Suparna Kudesia, Executive Director (pronouns: she/her, they/them)

Email about funding, partnerships, and education opportunities (all things CoFED!)

Suparna is a decolonial educator and immigrant mother. She brings with her over 15 years of experience imagining and breathing life into educational programs and leading organizational development. Suparna believes in the power of unraveled unlearning to shift narratives, heal trauma, and transform systems. She is guided by ancestral re-visioning, abolitionist and decolonial praxis, and manifesting collective dreams. Suparna responds to the call to return stolen wealth as the Choreographer of Collective Change by moving money where it can have a critical impact on building a beautiful regenerative food system – into the hands of young cooperators of color. Suparna lives on unceded Kumeyaay land with her partner, toddler, and numerous bunches of mint.

Teia Evans, Finance & Operations Director (pronouns: she/her)

Email about financial harvests and relationships and CoFED operations.

Teia Evans is the Director of Finance and Operations at CoFED. Ms. Evans has been with the organization for 2.5 years, first serving as a board member and now as Director of The Dolla Dolla Bill. She now works with the internal operations and finance for the organization. She has been working to provide the tools for people to start their own cooperatives for the past 5 years and is passionate about cooperative development and building thriving communities. She serves on the boards of both local and national organizations that are committed to economic justice and advancement. Ms. Evans earned her Juris Doctorate and Master of Business Administration degrees at North Carolina Central University.

Education and Curriculum Developer

Ayano K. Jeffers-Fabro

pronouns: she/her

Ayano K. Jeffers-Fabro is an independent consultant for community food initiatives, specializing in place-based, sustainable food system practice. Her most recent work was acting as Project Manager for incubating a community-led grocery cooperative in East Oakland. Ayano grew up in the rural sugar-plantation town of Waialua, Hawai`i, a very different built environment from East Oakland, her experience in both places gave her the insight to draw urban-rural parallels around impacts that gentrification, social disenfranchisement, economic disinvestment and lack of resources in communities of color, has on creating and sustaining a healthy, thriving community. Being a resident and community builder in East Oakland, Ayano sees and lives through the food apartheid mechanisms in motion, such as lack of prioritized availability to fresh, healthy foods. Bridging these urban-rural connections has given Ayano the insight needed to utilize her talents and callings to combat these oppressive forces and inter-generationally heal community. Her consulting business is named Kauhale Honua, which in Hawaiian translates to “earthly village”, and is the lens in which she views the world.

Racial Justice Fellows

Briana Sidney (pronouns: she, her)


Briana Sidney is a co-owner at Mandela Grocery Cooperative (MGC). She began working at MGC in 2017 at 19 years old. She had no previous grocery store or formal cooperative experience but was intrigued by the idea of cooperative economics and the coop’s mission to be active community members. As an Oakland native, she wanted to work somewhere local that gave back directly to her community. Since then she has been a dedicated member of the coop striving to help uplift and enrich her people. Currently, she is working to create a self-sustaining farmer’s market at a local elementary school to help expose the community to a wider variety of fruits and vegetables.

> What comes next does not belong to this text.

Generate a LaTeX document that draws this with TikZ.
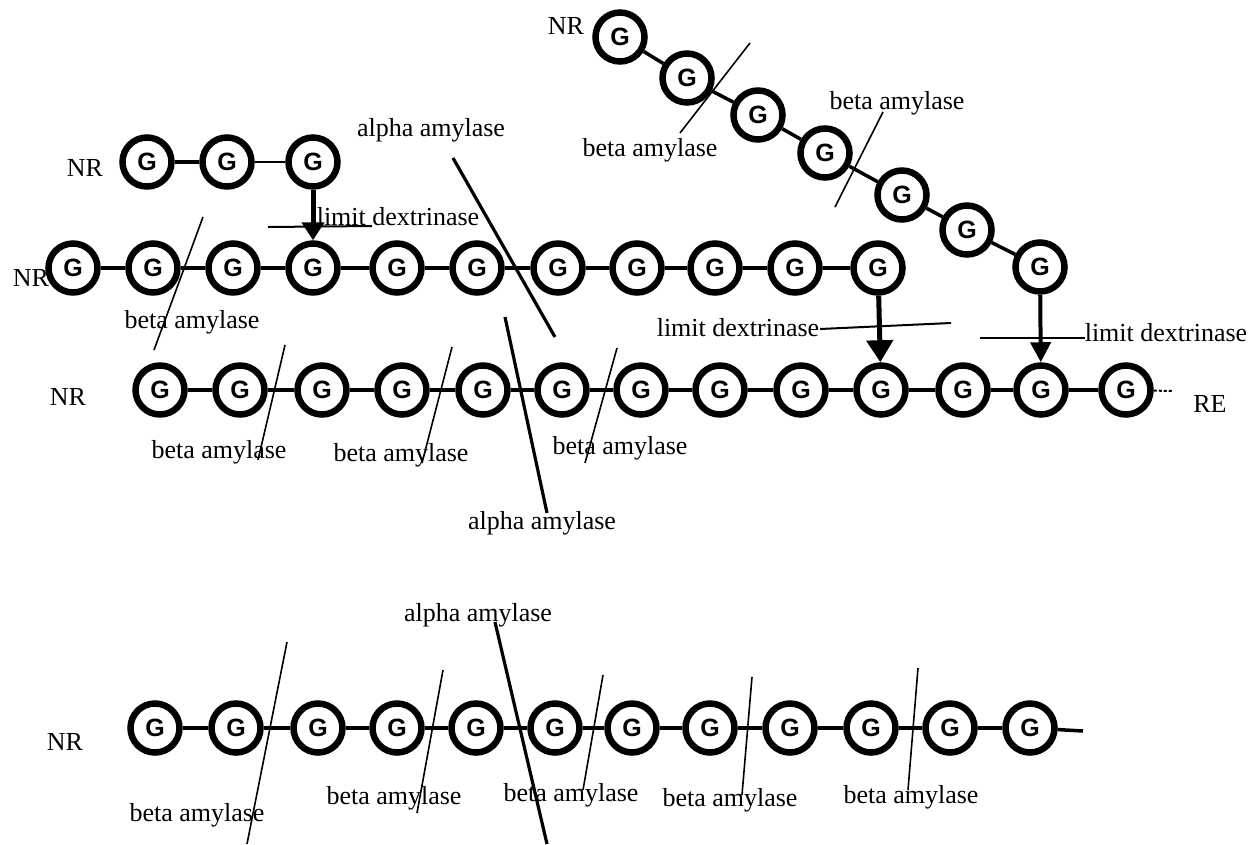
\documentclass[tikz,border=0pt]{standalone}
\usepackage{fontspec}
\setmainfont{Liberation Serif}
\newfontfamily\gfont{Liberation Sans}
\usetikzlibrary{arrows.meta}

\begin{document}
\begin{tikzpicture}[x=1pt,y=-1pt,
  glu/.style={circle,draw,line width=6.5pt,minimum size=49pt,inner sep=0pt,
    font=\gfont\bfseries\fontsize{25}{25}\selectfont},
  link/.style={line width=3.5pt},
  thinlink/.style={line width=2pt},
  lbl/.style={inner sep=0pt,font=\fontsize{26}{30}\selectfont},
  betacut/.style={line width=1.6pt},
  alphacut/.style={line width=3.2pt},
  limitcut/.style={line width=2pt},
  debranch/.style={line width=5pt,-{Triangle[width=22pt,length=18pt]}}
]
\useasboundingbox (0,0) rectangle (1258,844);
\fill[white] (0,0) rectangle (1258,844);

% short side chain
\foreach \x [count=\i] in {147,227,313}
  \node[glu] (a\i) at (\x,162) {G};
\draw[link] (a1) -- (a2);
\draw[thinlink] (a2) -- (a3);

% middle chain
\foreach \x [count=\i] in {73,153,233,313,397,477,558,637,715,795,878}
  \node[glu] (b\i) at (\x,268) {G};
\foreach \i in {1,...,10}{
  \pgfmathtruncatemacro{\j}{\i+1}
  \draw[link] (b\i) -- (b\j);
}

% long chain with reducing end
\foreach \x [count=\i] in {160,240,322,402,483,562,641,720,801,881,963,1041,1126}
  \node[glu] (c\i) at (\x,390) {G};
\foreach \i in {1,...,12}{
  \pgfmathtruncatemacro{\j}{\i+1}
  \draw[link] (c\i) -- (c\j);
}
\coordinate (ctail) at (1172,391);
\draw[line width=2pt,dash pattern=on 3pt off 2pt] (c13) -- (ctail);

% diagonal branch
\foreach \p [count=\i] in {(620,37),(687,78),(758,115),(825,153),(902,195),(967,230),(1040,267)}
  \node[glu] (d\i) at \p {G};
\foreach \i in {1,...,6}{
  \pgfmathtruncatemacro{\j}{\i+1}
  \draw[link] (d\i) -- (d\j);
}

% linear chain
\foreach \x [count=\i] in {155,236,318,397,476,555,632,710,790,871,950,1030}
  \node[glu] (e\i) at (\x,728) {G};
\foreach \i in {1,...,11}{
  \pgfmathtruncatemacro{\j}{\i+1}
  \draw[link] (e\i) -- (e\j);
}
\coordinate (etail) at (1083,731);
\draw[link] (e12) -- (etail);

% chain ends
\node[lbl] (nrA) at (85,168) {NR};
\node[lbl] (nrB) at (31,278) {NR};
\node[lbl] (nrC) at (68,397) {NR};
\node[lbl] (nrD) at (566,26) {NR};
\node[lbl] (nrE) at (65,742) {NR};
\node[lbl] (re) at (1210,404) {RE};

% debranching (limit dextrinase)
\draw[debranch] (a3) -- (b4);
\draw[debranch,-{Triangle[width=26pt,length=22pt]}] (b11) -- (c10);
\draw[debranch,line width=4pt,-{Triangle[width=20pt,length=20pt]}] (d7) -- (c12);
\draw[limitcut] (268,227) -- (372,226);
\draw[limitcut] (820,329) -- (951,323);
\draw[limitcut] (980,338) -- (1085,338);
\node[lbl] (ld1) at (398,217) {limit dextrinase};
\node[lbl] (ld2) at (738,328) {limit dextrinase};
\node[lbl] (ld3) at (1166,333) {limit dextrinase};

% alpha amylase cuts
\draw[alphacut] (453,158) -- (555,337);
\draw[alphacut] (505,317) -- (547,513);
\draw[alphacut] (495,622) -- (547,844);
\node[lbl] (aa1) at (431,130) {alpha amylase};
\node[lbl] (aa2) at (542,523) {alpha amylase};
\node[lbl] (aa3) at (478,615) {alpha amylase};

% beta amylase cuts
\draw[betacut] (203,217) -- (154,350);
\draw[betacut] (285,345) -- (258,460);
\draw[betacut] (452,347) -- (422,463);
\draw[betacut] (617,348) -- (585,463);
\draw[betacut] (750,43) -- (680,133);
\draw[betacut] (883,112) -- (835,207);
\draw[betacut] (287,642) -- (247,844);
\draw[betacut] (443,670) -- (417,813);
\draw[betacut] (603,675) -- (583,790);
\draw[betacut] (752,677) -- (742,795);
\draw[betacut] (918,668) -- (908,790);
\node[lbl] (ba1) at (192,322) {beta amylase};
\node[lbl] (ba2) at (650,150) {beta amylase};
\node[lbl] (ba3) at (897,103) {beta amylase};
\node[lbl] (ba4) at (219,452) {beta amylase};
\node[lbl] (ba5) at (401,455) {beta amylase};
\node[lbl] (ba6) at (620,448) {beta amylase};
\node[lbl] (ba7) at (197,815) {beta amylase};
\node[lbl] (ba8) at (394,798) {beta amylase};
\node[lbl] (ba9) at (571,795) {beta amylase};
\node[lbl] (ba10) at (730,800) {beta amylase};
\node[lbl] (ba11) at (911,797) {beta amylase};
\end{tikzpicture}
\end{document}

Maya Marie (pronouns: she/her)

Maya Marie is a farmer, cook, educator, writer, and budding photographer, born and raised in Baltimore, who now calls Brooklyn home. She’s interested in supporting Black and brown people in deepening their relationships to food and land, and aims to do this by creating educational spaces and mediums that center Black and brown foodways.

Yahdi (pronouns: they/yah)


Yahdi is a Black aspiring farmer, striving for creative avenues to increase access to The Land. Through the fellowship with CoFED, yah and their community are working to increase land access through kits designed from upcycled wood and a lightbulb. Their dream is to guide people in understanding how The Land heals and provides; quite literally supporting us with every movement, waiting to welcome us back with open arms.